* Goal
Return the lines from the one with "Recreate this image" through the one with "import seaborn as sns", exactly as they appear and with no pictures.

* Entries

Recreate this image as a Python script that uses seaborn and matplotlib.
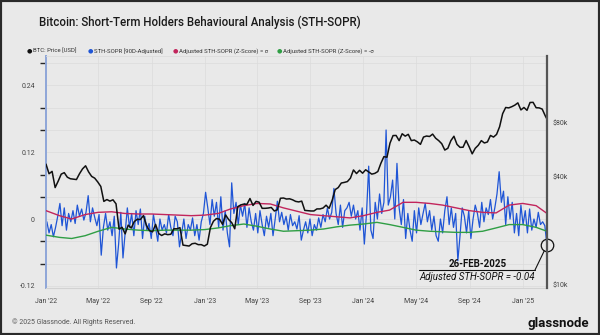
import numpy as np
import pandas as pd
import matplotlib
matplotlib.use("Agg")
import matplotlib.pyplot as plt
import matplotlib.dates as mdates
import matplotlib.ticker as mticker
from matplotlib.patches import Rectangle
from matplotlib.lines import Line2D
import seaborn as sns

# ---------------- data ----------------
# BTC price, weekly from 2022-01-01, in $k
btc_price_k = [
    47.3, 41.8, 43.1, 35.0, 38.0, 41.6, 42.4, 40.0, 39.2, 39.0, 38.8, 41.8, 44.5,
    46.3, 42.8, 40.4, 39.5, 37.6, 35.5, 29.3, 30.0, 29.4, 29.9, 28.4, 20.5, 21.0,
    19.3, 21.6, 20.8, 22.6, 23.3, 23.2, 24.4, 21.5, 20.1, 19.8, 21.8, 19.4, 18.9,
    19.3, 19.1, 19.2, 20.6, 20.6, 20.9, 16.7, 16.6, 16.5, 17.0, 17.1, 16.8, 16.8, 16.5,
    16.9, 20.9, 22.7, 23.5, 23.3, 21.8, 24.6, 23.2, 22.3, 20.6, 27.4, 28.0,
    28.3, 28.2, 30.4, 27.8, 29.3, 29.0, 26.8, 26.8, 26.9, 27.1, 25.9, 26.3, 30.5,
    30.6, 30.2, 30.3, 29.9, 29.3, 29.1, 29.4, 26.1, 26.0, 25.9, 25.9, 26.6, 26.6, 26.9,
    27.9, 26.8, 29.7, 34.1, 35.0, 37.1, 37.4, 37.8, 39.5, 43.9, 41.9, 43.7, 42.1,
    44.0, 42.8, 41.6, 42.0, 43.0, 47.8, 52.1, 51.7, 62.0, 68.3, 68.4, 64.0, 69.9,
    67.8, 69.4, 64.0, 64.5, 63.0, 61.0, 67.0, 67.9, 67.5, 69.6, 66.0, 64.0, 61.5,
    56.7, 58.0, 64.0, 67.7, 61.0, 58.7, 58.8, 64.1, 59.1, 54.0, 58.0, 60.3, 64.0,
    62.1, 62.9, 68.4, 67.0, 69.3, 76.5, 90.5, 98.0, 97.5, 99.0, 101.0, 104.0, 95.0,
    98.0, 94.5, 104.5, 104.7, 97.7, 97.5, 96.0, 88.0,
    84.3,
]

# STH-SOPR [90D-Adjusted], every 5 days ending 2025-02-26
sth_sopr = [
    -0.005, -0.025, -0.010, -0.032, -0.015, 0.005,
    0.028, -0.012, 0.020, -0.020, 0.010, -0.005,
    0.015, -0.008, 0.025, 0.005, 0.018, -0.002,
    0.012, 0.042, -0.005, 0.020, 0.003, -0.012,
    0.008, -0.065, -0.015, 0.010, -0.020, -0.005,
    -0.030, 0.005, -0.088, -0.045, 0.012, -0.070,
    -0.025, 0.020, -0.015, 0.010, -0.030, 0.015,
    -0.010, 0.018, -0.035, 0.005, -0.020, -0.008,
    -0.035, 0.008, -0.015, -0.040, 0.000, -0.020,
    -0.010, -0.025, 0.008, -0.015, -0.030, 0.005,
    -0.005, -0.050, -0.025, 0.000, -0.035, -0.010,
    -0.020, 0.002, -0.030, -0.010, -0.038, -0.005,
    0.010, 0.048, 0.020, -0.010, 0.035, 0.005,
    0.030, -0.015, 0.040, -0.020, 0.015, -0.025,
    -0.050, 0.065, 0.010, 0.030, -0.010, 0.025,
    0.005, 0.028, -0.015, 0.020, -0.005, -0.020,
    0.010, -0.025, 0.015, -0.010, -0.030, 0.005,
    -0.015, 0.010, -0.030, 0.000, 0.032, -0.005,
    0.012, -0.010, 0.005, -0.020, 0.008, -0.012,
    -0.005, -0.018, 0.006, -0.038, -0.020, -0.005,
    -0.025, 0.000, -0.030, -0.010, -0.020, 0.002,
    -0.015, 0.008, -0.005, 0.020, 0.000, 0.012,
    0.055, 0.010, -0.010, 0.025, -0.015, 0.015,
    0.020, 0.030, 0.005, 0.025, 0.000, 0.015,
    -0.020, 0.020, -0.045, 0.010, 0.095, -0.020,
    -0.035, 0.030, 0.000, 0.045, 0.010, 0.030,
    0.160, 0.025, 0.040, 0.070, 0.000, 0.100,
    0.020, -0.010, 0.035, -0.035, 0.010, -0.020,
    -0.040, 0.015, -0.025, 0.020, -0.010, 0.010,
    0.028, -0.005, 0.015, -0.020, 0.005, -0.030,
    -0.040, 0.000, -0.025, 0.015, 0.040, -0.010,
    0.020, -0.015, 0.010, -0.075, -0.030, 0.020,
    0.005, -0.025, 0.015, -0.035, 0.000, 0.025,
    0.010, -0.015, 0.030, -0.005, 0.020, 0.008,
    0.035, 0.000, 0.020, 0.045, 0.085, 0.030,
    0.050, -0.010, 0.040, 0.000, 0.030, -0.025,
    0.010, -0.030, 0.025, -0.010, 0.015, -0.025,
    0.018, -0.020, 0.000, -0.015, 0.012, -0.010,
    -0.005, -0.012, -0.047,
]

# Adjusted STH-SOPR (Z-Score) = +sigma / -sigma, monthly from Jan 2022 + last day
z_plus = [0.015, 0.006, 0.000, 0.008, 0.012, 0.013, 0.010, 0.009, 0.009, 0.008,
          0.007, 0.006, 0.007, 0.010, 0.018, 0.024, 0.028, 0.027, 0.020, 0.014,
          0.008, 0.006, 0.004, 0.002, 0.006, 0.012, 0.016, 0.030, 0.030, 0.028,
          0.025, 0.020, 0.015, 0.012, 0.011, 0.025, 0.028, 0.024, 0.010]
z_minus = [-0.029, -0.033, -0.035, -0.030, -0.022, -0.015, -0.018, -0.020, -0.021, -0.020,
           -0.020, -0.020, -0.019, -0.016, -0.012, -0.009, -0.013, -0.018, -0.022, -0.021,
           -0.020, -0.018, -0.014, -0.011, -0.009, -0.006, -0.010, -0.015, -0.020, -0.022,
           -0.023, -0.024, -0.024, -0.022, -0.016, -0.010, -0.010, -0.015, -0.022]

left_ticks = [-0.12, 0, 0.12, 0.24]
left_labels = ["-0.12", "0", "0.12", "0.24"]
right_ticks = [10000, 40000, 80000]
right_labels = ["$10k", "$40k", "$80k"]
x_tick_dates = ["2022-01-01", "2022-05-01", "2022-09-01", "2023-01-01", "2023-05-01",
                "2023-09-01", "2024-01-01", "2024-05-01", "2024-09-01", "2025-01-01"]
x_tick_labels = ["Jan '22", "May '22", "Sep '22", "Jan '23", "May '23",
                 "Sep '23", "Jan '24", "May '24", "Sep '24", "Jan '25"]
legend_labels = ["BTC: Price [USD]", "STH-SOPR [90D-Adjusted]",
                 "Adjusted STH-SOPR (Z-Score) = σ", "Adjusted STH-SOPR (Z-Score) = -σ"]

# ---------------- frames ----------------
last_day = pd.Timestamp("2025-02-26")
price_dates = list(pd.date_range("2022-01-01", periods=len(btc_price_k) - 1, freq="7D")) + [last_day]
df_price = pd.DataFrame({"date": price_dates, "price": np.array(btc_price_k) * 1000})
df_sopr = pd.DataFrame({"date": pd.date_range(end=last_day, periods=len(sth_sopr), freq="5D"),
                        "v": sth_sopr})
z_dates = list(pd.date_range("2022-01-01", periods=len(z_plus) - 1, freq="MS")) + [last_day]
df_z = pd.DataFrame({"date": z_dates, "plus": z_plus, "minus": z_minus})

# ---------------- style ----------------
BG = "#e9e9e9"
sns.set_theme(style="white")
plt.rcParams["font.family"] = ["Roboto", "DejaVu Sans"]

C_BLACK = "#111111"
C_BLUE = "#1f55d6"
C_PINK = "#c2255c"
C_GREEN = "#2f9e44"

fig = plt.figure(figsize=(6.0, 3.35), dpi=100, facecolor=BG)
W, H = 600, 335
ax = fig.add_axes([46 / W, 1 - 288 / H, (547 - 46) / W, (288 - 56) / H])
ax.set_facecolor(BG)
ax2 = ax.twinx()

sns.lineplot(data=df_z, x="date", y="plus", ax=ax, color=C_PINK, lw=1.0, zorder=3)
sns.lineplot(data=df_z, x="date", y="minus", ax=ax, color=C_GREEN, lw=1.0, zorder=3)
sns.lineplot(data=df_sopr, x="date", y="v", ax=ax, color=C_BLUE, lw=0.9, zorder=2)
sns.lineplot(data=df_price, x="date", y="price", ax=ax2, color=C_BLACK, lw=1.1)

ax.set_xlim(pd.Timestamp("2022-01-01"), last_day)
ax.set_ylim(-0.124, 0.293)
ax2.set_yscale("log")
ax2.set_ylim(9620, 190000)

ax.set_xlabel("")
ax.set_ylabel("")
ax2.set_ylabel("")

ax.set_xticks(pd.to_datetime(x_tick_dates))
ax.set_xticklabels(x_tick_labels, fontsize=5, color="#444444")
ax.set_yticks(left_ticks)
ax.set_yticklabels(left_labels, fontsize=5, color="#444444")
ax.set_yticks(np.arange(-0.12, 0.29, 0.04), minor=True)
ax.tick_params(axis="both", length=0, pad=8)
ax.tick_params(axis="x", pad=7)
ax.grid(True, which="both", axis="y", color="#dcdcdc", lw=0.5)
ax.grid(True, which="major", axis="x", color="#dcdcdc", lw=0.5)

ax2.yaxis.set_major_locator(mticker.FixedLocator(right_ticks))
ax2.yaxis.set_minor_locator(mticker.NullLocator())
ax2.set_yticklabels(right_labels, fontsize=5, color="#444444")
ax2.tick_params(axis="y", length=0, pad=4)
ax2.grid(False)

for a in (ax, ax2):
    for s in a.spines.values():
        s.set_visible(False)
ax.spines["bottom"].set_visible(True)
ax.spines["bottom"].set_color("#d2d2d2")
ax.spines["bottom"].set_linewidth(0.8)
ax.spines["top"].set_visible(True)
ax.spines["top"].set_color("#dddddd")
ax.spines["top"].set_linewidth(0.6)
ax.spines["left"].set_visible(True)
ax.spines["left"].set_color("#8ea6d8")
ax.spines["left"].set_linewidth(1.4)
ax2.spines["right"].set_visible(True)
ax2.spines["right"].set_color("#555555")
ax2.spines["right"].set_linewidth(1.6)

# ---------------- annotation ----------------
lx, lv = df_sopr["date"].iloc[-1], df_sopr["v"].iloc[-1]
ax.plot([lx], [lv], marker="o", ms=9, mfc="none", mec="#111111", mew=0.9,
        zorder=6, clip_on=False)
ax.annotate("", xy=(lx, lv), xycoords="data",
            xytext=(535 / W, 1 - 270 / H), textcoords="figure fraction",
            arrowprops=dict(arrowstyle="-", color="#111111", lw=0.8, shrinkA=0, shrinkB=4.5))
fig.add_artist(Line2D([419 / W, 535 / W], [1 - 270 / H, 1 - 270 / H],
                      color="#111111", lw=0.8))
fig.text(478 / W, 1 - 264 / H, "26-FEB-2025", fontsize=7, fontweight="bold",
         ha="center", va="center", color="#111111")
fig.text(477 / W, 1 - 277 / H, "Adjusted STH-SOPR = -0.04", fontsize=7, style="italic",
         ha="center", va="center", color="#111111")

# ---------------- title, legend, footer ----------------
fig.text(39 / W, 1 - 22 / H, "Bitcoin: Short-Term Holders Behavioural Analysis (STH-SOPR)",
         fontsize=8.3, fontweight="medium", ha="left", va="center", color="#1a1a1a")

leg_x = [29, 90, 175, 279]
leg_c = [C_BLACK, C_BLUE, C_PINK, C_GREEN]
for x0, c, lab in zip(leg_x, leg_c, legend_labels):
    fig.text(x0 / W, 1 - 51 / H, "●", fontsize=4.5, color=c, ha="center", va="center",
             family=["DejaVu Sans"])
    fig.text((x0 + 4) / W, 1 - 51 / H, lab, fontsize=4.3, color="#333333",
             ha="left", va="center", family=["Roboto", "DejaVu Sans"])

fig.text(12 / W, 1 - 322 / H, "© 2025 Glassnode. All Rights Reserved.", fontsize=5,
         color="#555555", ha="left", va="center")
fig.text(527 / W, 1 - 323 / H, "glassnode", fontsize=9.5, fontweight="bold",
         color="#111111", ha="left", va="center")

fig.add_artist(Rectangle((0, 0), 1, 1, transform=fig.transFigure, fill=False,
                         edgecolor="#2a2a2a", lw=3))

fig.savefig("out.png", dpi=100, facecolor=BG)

---

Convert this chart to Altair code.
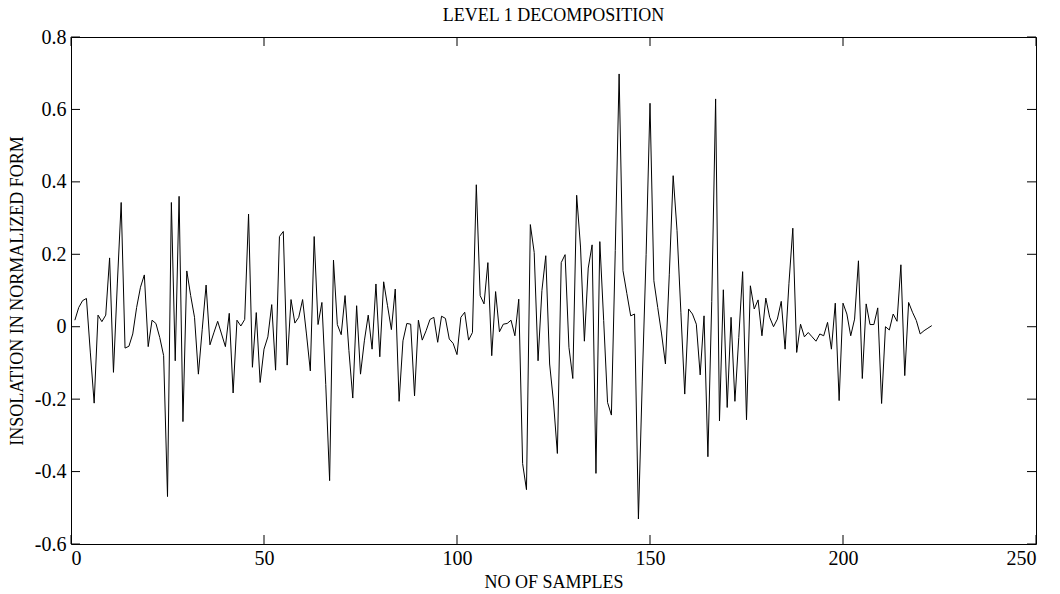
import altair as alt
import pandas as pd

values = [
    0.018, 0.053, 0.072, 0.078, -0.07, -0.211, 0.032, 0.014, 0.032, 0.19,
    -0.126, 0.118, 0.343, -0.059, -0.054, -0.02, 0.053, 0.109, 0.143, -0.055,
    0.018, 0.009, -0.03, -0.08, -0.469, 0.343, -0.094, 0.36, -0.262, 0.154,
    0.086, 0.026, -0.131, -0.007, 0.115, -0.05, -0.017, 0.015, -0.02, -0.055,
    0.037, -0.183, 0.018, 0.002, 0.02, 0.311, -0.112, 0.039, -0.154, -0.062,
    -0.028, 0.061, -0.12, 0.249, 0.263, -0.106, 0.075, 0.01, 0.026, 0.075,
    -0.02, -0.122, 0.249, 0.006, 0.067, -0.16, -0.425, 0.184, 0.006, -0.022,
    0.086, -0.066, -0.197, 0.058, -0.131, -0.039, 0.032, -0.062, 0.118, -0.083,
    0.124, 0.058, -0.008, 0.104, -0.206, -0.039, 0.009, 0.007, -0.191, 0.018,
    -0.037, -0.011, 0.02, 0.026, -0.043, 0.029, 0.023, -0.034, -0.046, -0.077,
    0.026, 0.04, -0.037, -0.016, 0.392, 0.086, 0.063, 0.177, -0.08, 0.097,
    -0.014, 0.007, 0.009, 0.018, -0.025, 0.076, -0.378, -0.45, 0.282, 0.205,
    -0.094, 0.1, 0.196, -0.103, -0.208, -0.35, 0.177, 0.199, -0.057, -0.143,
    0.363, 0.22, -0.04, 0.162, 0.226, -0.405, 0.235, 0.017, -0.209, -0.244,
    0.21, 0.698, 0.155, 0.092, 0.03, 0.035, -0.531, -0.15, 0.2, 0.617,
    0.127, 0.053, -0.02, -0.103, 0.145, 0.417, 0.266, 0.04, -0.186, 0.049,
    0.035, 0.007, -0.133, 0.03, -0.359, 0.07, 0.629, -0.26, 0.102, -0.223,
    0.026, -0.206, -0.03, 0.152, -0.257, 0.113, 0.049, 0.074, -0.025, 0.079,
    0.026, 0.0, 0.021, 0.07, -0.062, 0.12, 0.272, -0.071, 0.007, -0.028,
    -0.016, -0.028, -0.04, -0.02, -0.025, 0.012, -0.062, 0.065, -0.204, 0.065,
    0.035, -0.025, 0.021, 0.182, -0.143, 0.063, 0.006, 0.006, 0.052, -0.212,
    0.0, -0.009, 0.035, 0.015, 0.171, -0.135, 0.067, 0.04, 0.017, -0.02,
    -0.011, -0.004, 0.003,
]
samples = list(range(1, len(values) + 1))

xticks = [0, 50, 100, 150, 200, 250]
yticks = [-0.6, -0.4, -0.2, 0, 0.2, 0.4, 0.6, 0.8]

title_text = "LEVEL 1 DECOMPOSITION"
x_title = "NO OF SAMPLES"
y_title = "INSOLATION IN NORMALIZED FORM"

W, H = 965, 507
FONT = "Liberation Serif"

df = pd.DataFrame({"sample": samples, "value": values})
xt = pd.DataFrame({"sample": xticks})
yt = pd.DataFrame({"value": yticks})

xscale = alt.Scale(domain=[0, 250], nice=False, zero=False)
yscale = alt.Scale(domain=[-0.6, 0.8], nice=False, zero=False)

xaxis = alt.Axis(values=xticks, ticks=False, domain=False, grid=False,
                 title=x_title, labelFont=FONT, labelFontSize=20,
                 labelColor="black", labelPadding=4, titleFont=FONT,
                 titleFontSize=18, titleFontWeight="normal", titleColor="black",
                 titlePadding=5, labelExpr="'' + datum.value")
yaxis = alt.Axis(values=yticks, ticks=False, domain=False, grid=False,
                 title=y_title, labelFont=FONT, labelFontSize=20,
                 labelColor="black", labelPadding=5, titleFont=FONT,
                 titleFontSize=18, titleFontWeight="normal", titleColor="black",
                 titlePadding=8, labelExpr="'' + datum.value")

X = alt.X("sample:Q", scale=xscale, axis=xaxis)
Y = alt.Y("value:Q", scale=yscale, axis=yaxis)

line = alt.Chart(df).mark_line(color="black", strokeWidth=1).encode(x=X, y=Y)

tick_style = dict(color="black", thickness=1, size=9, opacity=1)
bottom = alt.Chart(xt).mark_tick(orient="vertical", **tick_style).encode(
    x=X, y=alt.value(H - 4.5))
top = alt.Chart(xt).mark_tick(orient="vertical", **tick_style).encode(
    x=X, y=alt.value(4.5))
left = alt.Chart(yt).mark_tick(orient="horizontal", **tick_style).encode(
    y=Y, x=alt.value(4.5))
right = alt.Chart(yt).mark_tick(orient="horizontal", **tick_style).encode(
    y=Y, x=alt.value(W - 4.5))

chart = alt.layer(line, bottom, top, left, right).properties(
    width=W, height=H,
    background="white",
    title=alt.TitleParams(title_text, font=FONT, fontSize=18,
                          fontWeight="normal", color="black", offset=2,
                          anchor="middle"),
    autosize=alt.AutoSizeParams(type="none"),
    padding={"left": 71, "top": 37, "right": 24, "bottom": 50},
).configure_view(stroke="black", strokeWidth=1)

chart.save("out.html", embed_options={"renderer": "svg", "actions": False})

* Output below
Recreate this image as a Python script that uses seaborn and matplotlib.
import numpy as np
import pandas as pd
import matplotlib
matplotlib.use("Agg")
import matplotlib.pyplot as plt
import matplotlib.dates as mdates
import matplotlib.ticker as mticker
from matplotlib.patches import Rectangle
from matplotlib.lines import Line2D
import seaborn as sns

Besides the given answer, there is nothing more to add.